● **Short task**
Output the material beneath this task exactly, images excluded.

● **Data extract**
_ _ _ _ _ _ _
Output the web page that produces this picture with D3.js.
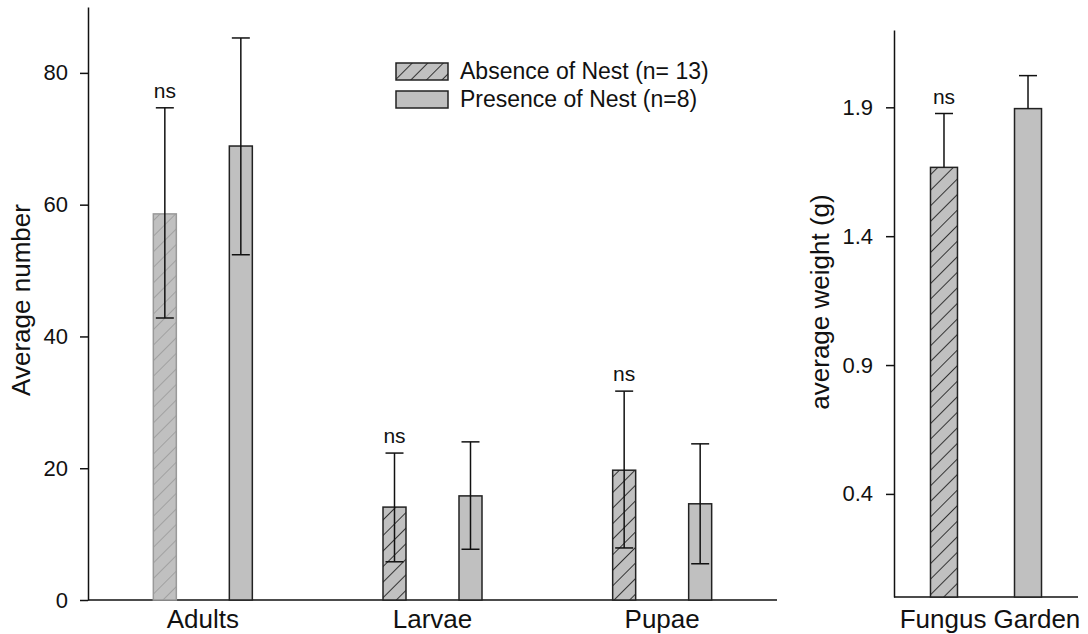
<!DOCTYPE html>
<html>
<head>
<meta charset="utf-8">
<script src="https://cdn.jsdelivr.net/npm/d3@7"></script>
<style>
  body { margin: 0; background: #fff; }
  svg { display: block; font-family: Arial, "Liberation Sans", sans-serif; }
  .axis path, .axis line { stroke: #111; stroke-width: 1.5; }
  .axis text { font-size: 22px; fill: #111; }
</style>
</head>
<body>
<svg id="chart" width="1088" height="634"></svg>
<script>
// data, left panel (counts)
const stages = ["Adults", "Larvae", "Pupae"];
const series = ["Absence of Nest (n= 13)", "Presence of Nest (n=8)"];
const absenceMean = [58.6, 14.1, 19.7];
const absenceLow = [42.8, 5.8, 7.9];
const absenceHigh = [74.7, 22.3, 31.7];
const presenceMean = [68.9, 15.8, 14.6];
const presenceLow = [52.4, 7.7, 5.5];
const presenceHigh = [85.3, 24.0, 23.7];
const countTicks = [0, 20, 40, 60, 80];

// data, right panel (weight)
const weightMean = [1.667, 1.895];
const weightHigh = [1.876, 2.023];
const weightTicks = [0.4, 0.9, 1.4, 1.9];

const svg = d3.select("#chart");

// hatch patterns
const defs = svg.append("defs");
function hatch(id, color, width) {
  const p = defs.append("pattern")
    .attr("id", id)
    .attr("patternUnits", "userSpaceOnUse")
    .attr("width", 11).attr("height", 11)
    .attr("patternTransform", "rotate(45)");
  p.append("rect").attr("width", 11).attr("height", 11).attr("fill", "#c0c0c0");
  p.append("line")
    .attr("x1", 0).attr("y1", 0).attr("x2", 0).attr("y2", 11)
    .attr("stroke", color).attr("stroke-width", width);
}
hatch("hatch", "#1a1a1a", 1.7);
hatch("hatchLight", "#888", 1.1);

const rows = [];
stages.forEach((s, i) => {
  rows.push({stage: s, series: series[0], mean: absenceMean[i], low: absenceLow[i], high: absenceHigh[i]});
  rows.push({stage: s, series: series[1], mean: presenceMean[i], low: presenceLow[i], high: presenceHigh[i]});
});

// ---- left panel
const x0 = d3.scaleBand().domain(stages).range([88, 777]);
const x1 = d3.scalePoint().domain(series).range([-38, 38]);
const y = d3.scaleLinear().domain([0, 90]).range([600, 7]);
const barW = 23, capW = 18;

const left = svg.append("g");

left.append("g").attr("class", "axis")
  .attr("transform", "translate(88,0)")
  .call(d3.axisLeft(y).tickValues(countTicks).tickSize(8).tickPadding(12).tickSizeOuter(0));

left.append("line")
  .attr("x1", 88).attr("x2", 777)
  .attr("y1", y(0)).attr("y2", y(0))
  .attr("stroke", "#111").attr("stroke-width", 1.5);

const cx = d => x0(d.stage) + x0.bandwidth() / 2 + x1(d.series);

left.selectAll(".bar").data(rows).join("rect")
  .attr("class", "bar")
  .attr("x", d => cx(d) - barW / 2)
  .attr("width", barW)
  .attr("y", d => y(d.mean))
  .attr("height", d => y(0) - y(d.mean))
  .attr("fill", d => d.series === series[0] ? (d.stage === "Adults" ? "url(#hatchLight)" : "url(#hatch)") : "#c0c0c0")
  .attr("stroke", d => d.stage === "Adults" && d.series === series[0] ? "#999" : "#222")
  .attr("stroke-width", 1.5);

const err = left.selectAll(".err").data(rows).join("g").attr("class", "err")
  .attr("stroke", "#111").attr("stroke-width", 1.5);
err.append("line")
  .attr("x1", cx).attr("x2", cx)
  .attr("y1", d => y(d.low)).attr("y2", d => y(d.high));
err.append("line")
  .attr("x1", d => cx(d) - capW / 2).attr("x2", d => cx(d) + capW / 2)
  .attr("y1", d => y(d.high)).attr("y2", d => y(d.high));
err.append("line")
  .attr("x1", d => cx(d) - capW / 2).attr("x2", d => cx(d) + capW / 2)
  .attr("y1", d => y(d.low)).attr("y2", d => y(d.low));

left.selectAll(".ns").data(rows.filter(d => d.series === series[0])).join("text")
  .attr("x", cx)
  .attr("y", d => y(d.high) - 10)
  .attr("text-anchor", "middle")
  .attr("font-size", 21).attr("fill", "#111")
  .text("ns");

left.selectAll(".cat").data(stages).join("text")
  .attr("x", d => x0(d) + x0.bandwidth() / 2)
  .attr("y", 628)
  .attr("text-anchor", "middle")
  .attr("font-size", 26).attr("fill", "#111")
  .text(d => d);

left.append("text")
  .attr("transform", "translate(30,300) rotate(-90)")
  .attr("text-anchor", "middle")
  .attr("font-size", 26).attr("fill", "#111")
  .text("Average number");

// legend
const legend = left.append("g").attr("transform", "translate(396,63)");
legend.selectAll("g").data(series).join("g")
  .attr("transform", (d, i) => `translate(0,${i * 28})`)
  .each(function(d, i) {
    const g = d3.select(this);
    g.append("rect").attr("width", 52).attr("height", 17)
      .attr("fill", i === 0 ? "url(#hatch)" : "#c0c0c0")
      .attr("stroke", "#222").attr("stroke-width", 1.5);
    g.append("text").attr("x", 64).attr("y", 16)
      .attr("font-size", 23).attr("fill", "#111").text(d);
  });

// ---- right panel
const xr = d3.scalePoint().domain(series).range([894, 1078]).padding(0.595);
const yr = d3.scaleLinear().domain([0, 2.2]).range([597, 30]);
const right = svg.append("g");

right.append("g").attr("class", "axis")
  .attr("transform", "translate(894,0)")
  .call(d3.axisLeft(yr).tickValues(weightTicks).tickFormat(d3.format(".1f")).tickSize(8).tickPadding(13).tickSizeOuter(0));

right.append("line")
  .attr("x1", 894).attr("x2", 1078)
  .attr("y1", yr(0)).attr("y2", yr(0))
  .attr("stroke", "#111").attr("stroke-width", 1.5);

const wRows = series.map((s, i) => ({series: s, mean: weightMean[i], high: weightHigh[i]}));
const wBarW = 27;

right.selectAll(".bar").data(wRows).join("rect")
  .attr("x", d => xr(d.series) - wBarW / 2)
  .attr("width", wBarW)
  .attr("y", d => yr(d.mean))
  .attr("height", d => yr(0) - yr(d.mean))
  .attr("fill", (d, i) => i === 0 ? "url(#hatch)" : "#c0c0c0")
  .attr("stroke", "#222").attr("stroke-width", 1.5);

const werr = right.selectAll(".err").data(wRows).join("g")
  .attr("stroke", "#111").attr("stroke-width", 1.5);
werr.append("line")
  .attr("x1", d => xr(d.series)).attr("x2", d => xr(d.series))
  .attr("y1", d => yr(d.mean)).attr("y2", d => yr(d.high));
werr.append("line")
  .attr("x1", d => xr(d.series) - capW / 2).attr("x2", d => xr(d.series) + capW / 2)
  .attr("y1", d => yr(d.high)).attr("y2", d => yr(d.high));

right.append("text")
  .attr("x", xr(series[0])).attr("y", yr(weightHigh[0]) - 10)
  .attr("text-anchor", "middle")
  .attr("font-size", 21).attr("fill", "#111")
  .text("ns");

right.append("text")
  .attr("x", 990).attr("y", 628)
  .attr("text-anchor", "middle")
  .attr("font-size", 26).attr("fill", "#111")
  .text("Fungus Garden");

right.append("text")
  .attr("transform", "translate(829,302) rotate(-90)")
  .attr("text-anchor", "middle")
  .attr("font-size", 26).attr("fill", "#111")
  .text("average weight (g)");
</script>
</body>
</html>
_ _ _ _ _ _ _
● **Result**
Output the web page that produces this picture with D3.js.
<!DOCTYPE html>
<html>
<head>
<meta charset="utf-8">
<script src="https://cdn.jsdelivr.net/npm/d3@7"></script>
<style>
  body { margin: 0; background: #fff; }
  svg { display: block; font-family: Arial, "Liberation Sans", sans-serif; }
  .axis path, .axis line { stroke: #111; stroke-width: 1.5; }
  .axis text { font-size: 22px; fill: #111; }
</style>
</head>
<body>
<svg id="chart" width="1088" height="634"></svg>
<script>
// data, left panel (counts)
const stages = ["Adults", "Larvae", "Pupae"];
const series = ["Absence of Nest (n= 13)", "Presence of Nest (n=8)"];
const absenceMean = [58.6, 14.1, 19.7];
const absenceLow = [42.8, 5.8, 7.9];
const absenceHigh = [74.7, 22.3, 31.7];
const presenceMean = [68.9, 15.8, 14.6];
const presenceLow = [52.4, 7.7, 5.5];
const presenceHigh = [85.3, 24.0, 23.7];
const countTicks = [0, 20, 40, 60, 80];

// data, right panel (weight)
const weightMean = [1.667, 1.895];
const weightHigh = [1.876, 2.023];
const weightTicks = [0.4, 0.9, 1.4, 1.9];

const svg = d3.select("#chart");

// hatch patterns
const defs = svg.append("defs");
function hatch(id, color, width) {
  const p = defs.append("pattern")
    .attr("id", id)
    .attr("patternUnits", "userSpaceOnUse")
    .attr("width", 11).attr("height", 11)
    .attr("patternTransform", "rotate(45)");
  p.append("rect").attr("width", 11).attr("height", 11).attr("fill", "#c0c0c0");
  p.append("line")
    .attr("x1", 0).attr("y1", 0).attr("x2", 0).attr("y2", 11)
    .attr("stroke", color).attr("stroke-width", width);
}
hatch("hatch", "#1a1a1a", 1.7);
hatch("hatchLight", "#888", 1.1);

const rows = [];
stages.forEach((s, i) => {
  rows.push({stage: s, series: series[0], mean: absenceMean[i], low: absenceLow[i], high: absenceHigh[i]});
  rows.push({stage: s, series: series[1], mean: presenceMean[i], low: presenceLow[i], high: presenceHigh[i]});
});

// ---- left panel
const x0 = d3.scaleBand().domain(stages).range([88, 777]);
const x1 = d3.scalePoint().domain(series).range([-38, 38]);
const y = d3.scaleLinear().domain([0, 90]).range([600, 7]);
const barW = 23, capW = 18;

const left = svg.append("g");

left.append("g").attr("class", "axis")
  .attr("transform", "translate(88,0)")
  .call(d3.axisLeft(y).tickValues(countTicks).tickSize(8).tickPadding(12).tickSizeOuter(0));

left.append("line")
  .attr("x1", 88).attr("x2", 777)
  .attr("y1", y(0)).attr("y2", y(0))
  .attr("stroke", "#111").attr("stroke-width", 1.5);

const cx = d => x0(d.stage) + x0.bandwidth() / 2 + x1(d.series);

left.selectAll(".bar").data(rows).join("rect")
  .attr("class", "bar")
  .attr("x", d => cx(d) - barW / 2)
  .attr("width", barW)
  .attr("y", d => y(d.mean))
  .attr("height", d => y(0) - y(d.mean))
  .attr("fill", d => d.series === series[0] ? (d.stage === "Adults" ? "url(#hatchLight)" : "url(#hatch)") : "#c0c0c0")
  .attr("stroke", d => d.stage === "Adults" && d.series === series[0] ? "#999" : "#222")
  .attr("stroke-width", 1.5);

const err = left.selectAll(".err").data(rows).join("g").attr("class", "err")
  .attr("stroke", "#111").attr("stroke-width", 1.5);
err.append("line")
  .attr("x1", cx).attr("x2", cx)
  .attr("y1", d => y(d.low)).attr("y2", d => y(d.high));
err.append("line")
  .attr("x1", d => cx(d) - capW / 2).attr("x2", d => cx(d) + capW / 2)
  .attr("y1", d => y(d.high)).attr("y2", d => y(d.high));
err.append("line")
  .attr("x1", d => cx(d) - capW / 2).attr("x2", d => cx(d) + capW / 2)
  .attr("y1", d => y(d.low)).attr("y2", d => y(d.low));

left.selectAll(".ns").data(rows.filter(d => d.series === series[0])).join("text")
  .attr("x", cx)
  .attr("y", d => y(d.high) - 10)
  .attr("text-anchor", "middle")
  .attr("font-size", 21).attr("fill", "#111")
  .text("ns");

left.selectAll(".cat").data(stages).join("text")
  .attr("x", d => x0(d) + x0.bandwidth() / 2)
  .attr("y", 628)
  .attr("text-anchor", "middle")
  .attr("font-size", 26).attr("fill", "#111")
  .text(d => d);

left.append("text")
  .attr("transform", "translate(30,300) rotate(-90)")
  .attr("text-anchor", "middle")
  .attr("font-size", 26).attr("fill", "#111")
  .text("Average number");

// legend
const legend = left.append("g").attr("transform", "translate(396,63)");
legend.selectAll("g").data(series).join("g")
  .attr("transform", (d, i) => `translate(0,${i * 28})`)
  .each(function(d, i) {
    const g = d3.select(this);
    g.append("rect").attr("width", 52).attr("height", 17)
      .attr("fill", i === 0 ? "url(#hatch)" : "#c0c0c0")
      .attr("stroke", "#222").attr("stroke-width", 1.5);
    g.append("text").attr("x", 64).attr("y", 16)
      .attr("font-size", 23).attr("fill", "#111").text(d);
  });

// ---- right panel
const xr = d3.scalePoint().domain(series).range([894, 1078]).padding(0.595);
const yr = d3.scaleLinear().domain([0, 2.2]).range([597, 30]);
const right = svg.append("g");

right.append("g").attr("class", "axis")
  .attr("transform", "translate(894,0)")
  .call(d3.axisLeft(yr).tickValues(weightTicks).tickFormat(d3.format(".1f")).tickSize(8).tickPadding(13).tickSizeOuter(0));

right.append("line")
  .attr("x1", 894).attr("x2", 1078)
  .attr("y1", yr(0)).attr("y2", yr(0))
  .attr("stroke", "#111").attr("stroke-width", 1.5);

const wRows = series.map((s, i) => ({series: s, mean: weightMean[i], high: weightHigh[i]}));
const wBarW = 27;

right.selectAll(".bar").data(wRows).join("rect")
  .attr("x", d => xr(d.series) - wBarW / 2)
  .attr("width", wBarW)
  .attr("y", d => yr(d.mean))
  .attr("height", d => yr(0) - yr(d.mean))
  .attr("fill", (d, i) => i === 0 ? "url(#hatch)" : "#c0c0c0")
  .attr("stroke", "#222").attr("stroke-width", 1.5);

const werr = right.selectAll(".err").data(wRows).join("g")
  .attr("stroke", "#111").attr("stroke-width", 1.5);
werr.append("line")
  .attr("x1", d => xr(d.series)).attr("x2", d => xr(d.series))
  .attr("y1", d => yr(d.mean)).attr("y2", d => yr(d.high));
werr.append("line")
  .attr("x1", d => xr(d.series) - capW / 2).attr("x2", d => xr(d.series) + capW / 2)
  .attr("y1", d => yr(d.high)).attr("y2", d => yr(d.high));

right.append("text")
  .attr("x", xr(series[0])).attr("y", yr(weightHigh[0]) - 10)
  .attr("text-anchor", "middle")
  .attr("font-size", 21).attr("fill", "#111")
  .text("ns");

right.append("text")
  .attr("x", 990).attr("y", 628)
  .attr("text-anchor", "middle")
  .attr("font-size", 26).attr("fill", "#111")
  .text("Fungus Garden");

right.append("text")
  .attr("transform", "translate(829,302) rotate(-90)")
  .attr("text-anchor", "middle")
  .attr("font-size", 26).attr("fill", "#111")
  .text("average weight (g)");
</script>
</body>
</html>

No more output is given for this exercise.